The dry-fried green beans, while cooked perfectly tender crisp with plenty of garlic, didn’t have enough of the almost metallic flavor of a seasoned wok, nor was the skin of the green beans blistered.
The garlic noodles, although wonderfully rife with crunchy, sticky bits garlic, used plain spaghetti noodles, which perplexed me. It was tasty and garlicky enough, but the feel of them in my mouth was uninteresting.
Of the more traditional dishes, the chili broth noodles came out well. The broth was amazingly meaty, with sweet notes, and is made with delicately textured noodles and plenty of succulent ground pork. Although it also could have used more chili, it was tasty, priced well enough for a quick lunch and would probably cure a hangover in a pinch.
Aside from the chili broth noodles, I thought that some of the crowd-pleasing, easy-to-recognize dishes were executed with the rough edges taken off. Nothing was too spicy — the servers don’t ask for the spice level you prefer — or too bold.
There are also a good number of dishes that are fried and feature Sichuan peppercorns and garlic, but there is little on the menu to balance that, like pickles, a vinegared salad, or kimchi. As a result, some of my meals there seemed timid and lackluster, and I found myself comparing dishes with their original inspirations.

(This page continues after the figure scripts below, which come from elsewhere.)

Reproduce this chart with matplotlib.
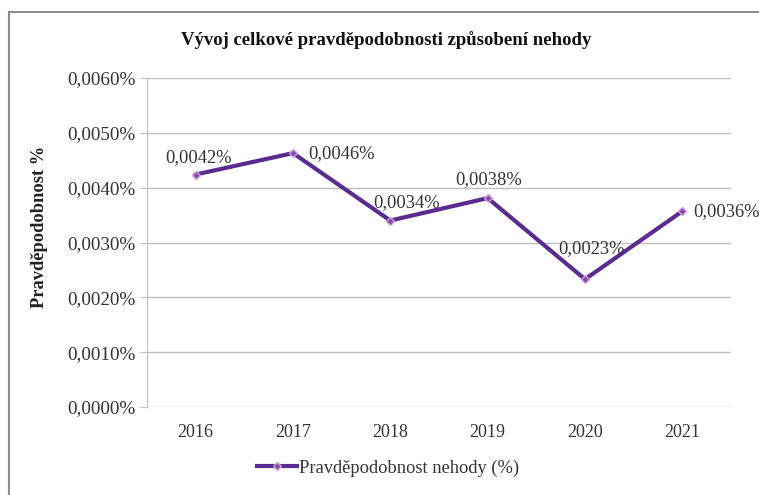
import matplotlib
matplotlib.use("Agg")
import matplotlib.pyplot as plt
from matplotlib.patches import Rectangle
from matplotlib.ticker import FuncFormatter

years = ["2016", "2017", "2018", "2019", "2020", "2021"]
values = [0.00424, 0.00463, 0.00340, 0.00381, 0.00233, 0.00357]
yticks = [0.0, 0.001, 0.002, 0.003, 0.004, 0.005, 0.006]

title = "Vývoj celkové pravděpodobnosti způsobení nehody"
ylabel = "Pravděpodobnost %"
series_name = "Pravděpodobnost nehody (%)"

plt.rcParams['font.family'] = ['Liberation Serif', 'DejaVu Serif']

W, H = 759, 495
fig = plt.figure(figsize=(W / 100, H / 100), dpi=100)
fig.patch.set_facecolor('white')

# outer chart frame (right and bottom edges lie outside the picture)
fig.patches.append(Rectangle((9 / W, -0.05), 1.2, 1.05 - 12 / H,
                             transform=fig.transFigure, fill=False,
                             edgecolor='#8c8c8c', linewidth=1.5))

ax = fig.add_axes([147 / W, 1 - 407 / H, (731 - 147) / W, (407 - 78) / H])

line_color = '#5b2c8f'
x = list(range(len(years)))
ax.plot(x, values, color=line_color, linewidth=3, marker='D', markersize=4,
        markerfacecolor='#8a4bb0', markeredgecolor='#c9a0d8', zorder=3,
        label=series_name)

ax.set_xlim(-0.5, len(years) - 0.5)
ax.set_ylim(0, 0.006)
ax.set_yticks(yticks)
ax.yaxis.set_major_formatter(FuncFormatter(lambda v, p: f"{v:.4f}".replace('.', ',') + '%'))
ax.set_xticks(x)
ax.set_xticklabels(years)

ax.grid(axis='y', color='#bfbfbf', linewidth=1)
ax.set_axisbelow(True)
for s in ['top', 'right', 'bottom']:
    ax.spines[s].set_visible(False)
ax.spines['left'].set_color('#bfbfbf')
ax.tick_params(axis='y', length=5, color='#bfbfbf', labelsize=13.8, labelcolor='#333333', pad=3)
ax.tick_params(axis='x', length=0, labelsize=13, labelcolor='#333333', pad=12)

# data labels (offsets in points)
offsets = [(2, 12, 'center', 'center'), (11, 0, 'left', 'center'),
           (12, 13, 'center', 'center'), (1, 13, 'center', 'center'),
           (5, 22, 'center', 'center'), (8, 0, 'left', 'center')]
for xi, v, (dx, dy, ha, va) in zip(x, values, offsets):
    ax.annotate(f"{v:.4f}".replace('.', ',') + '%', (xi, v), xytext=(dx, dy),
                textcoords='offset points', ha=ha, va=va, fontsize=13.3,
                color='#333333', zorder=4, annotation_clip=False)

fig.text(40 / W, 1 - 227 / H, ylabel, rotation=90, ha='center', va='center',
         fontsize=13.3, fontweight='bold', color='#222222')

fig.text(386 / W, 1 - 40 / H, title, ha='center', va='center', fontsize=13.5,
         fontweight='bold', color='#111111')

leg = fig.legend(loc='center', bbox_to_anchor=(388 / W, 1 - 468 / H), frameon=False,
                 fontsize=13.3, handlelength=2.2, handletextpad=0.1,
                 bbox_transform=fig.transFigure)
for t in leg.get_texts():
    t.set_color('#333333')

fig.savefig('out.png', dpi=100, facecolor='white')
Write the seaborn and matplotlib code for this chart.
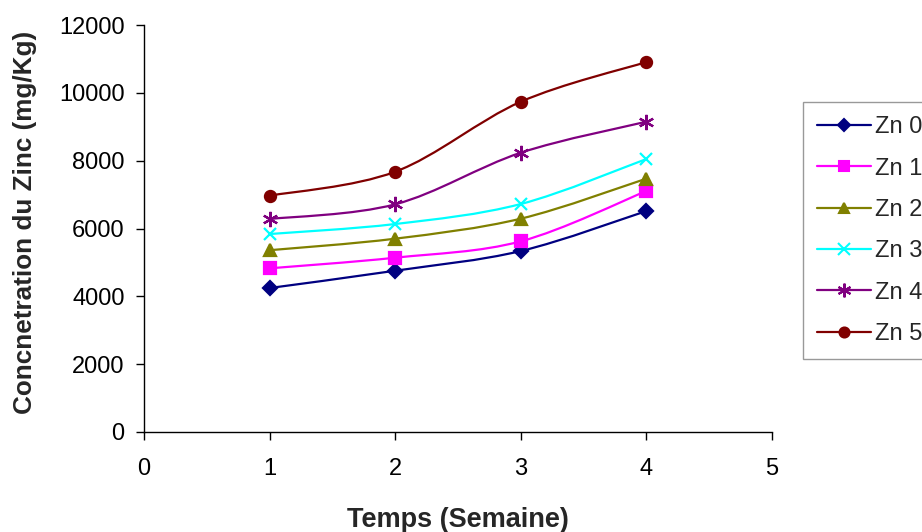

That’s always a pitfall with Asian fusion. Much of Asian cuisine has been in development for thousands of years. It’s already delicious. There needs to be a good reason to change things.
For me, those palate-pleasing dishes came from those that were more off the beaten path. The smoked trout fried rice, for instance, was smoky and sweet, not fishy at all, and was as richly flavored as pork fried rice. It was incredibly light, with the texture of the smoked trout almost disappearing into the rice. And I could taste the kiss of a seasoned wok, although the dish itself wasn’t greasy at all. It was a minimalist take that worked.
The Brussels sprouts made with salt pork, honey, and Sriracha came out wickedly delicious, the outside leaves curled and crisped from its deep-fried treatment, while the inside remained tender. The bitterness of the green was balanced by the honey soy glaze and tongue-pricking Sriracha. It was comforting, but still dazzled on all points of the palate.
My personal favorite was the salmon, presented on a mash of yams in a dish a-swim with a coconut-based red curry sauce. Visually stunning, the salmon was perfectly seared so that its salty edges had achieved a lacy crispness, and the Crayola-purple yam provided a nice counterpoint. I liked that the yams had been puréed, which provided sweetness without detracting from the delicate textures of the salmon. The curry sauce had a good amount of heat, while the shower of cilantro on top asserted a green note.
Dessert was drool-inspiring — a Thai tea-flavored crème brûlée, brown-sugar sweet with bitter, woodsy, and floral notes.
Also palate pricking were the cocktails, made lively with dashes of lychee, yuzu, ume, and ginger. My drink, Ms. Grant, was a clever balance of gin, raw ginger, lime, and yuzu bitters, with the ginger’s peppery bite complementing the more pungent notes of the gin. Those looking for a globetrotting drink list would be happy here, with beers from Vietnam and Singapore, sakes from Japan, and wines from South Africa all on the offer.
I would come back to Osmanthus for a drink and a bite in a heartbeat — for all its slickness, it’s a relaxed, non-stuffy place with an approachable waitstaff. And although I’m hoping that Osmanthus’ kitchen will become more experimental and bolder with the chilies, there’s a good dinner to be had here.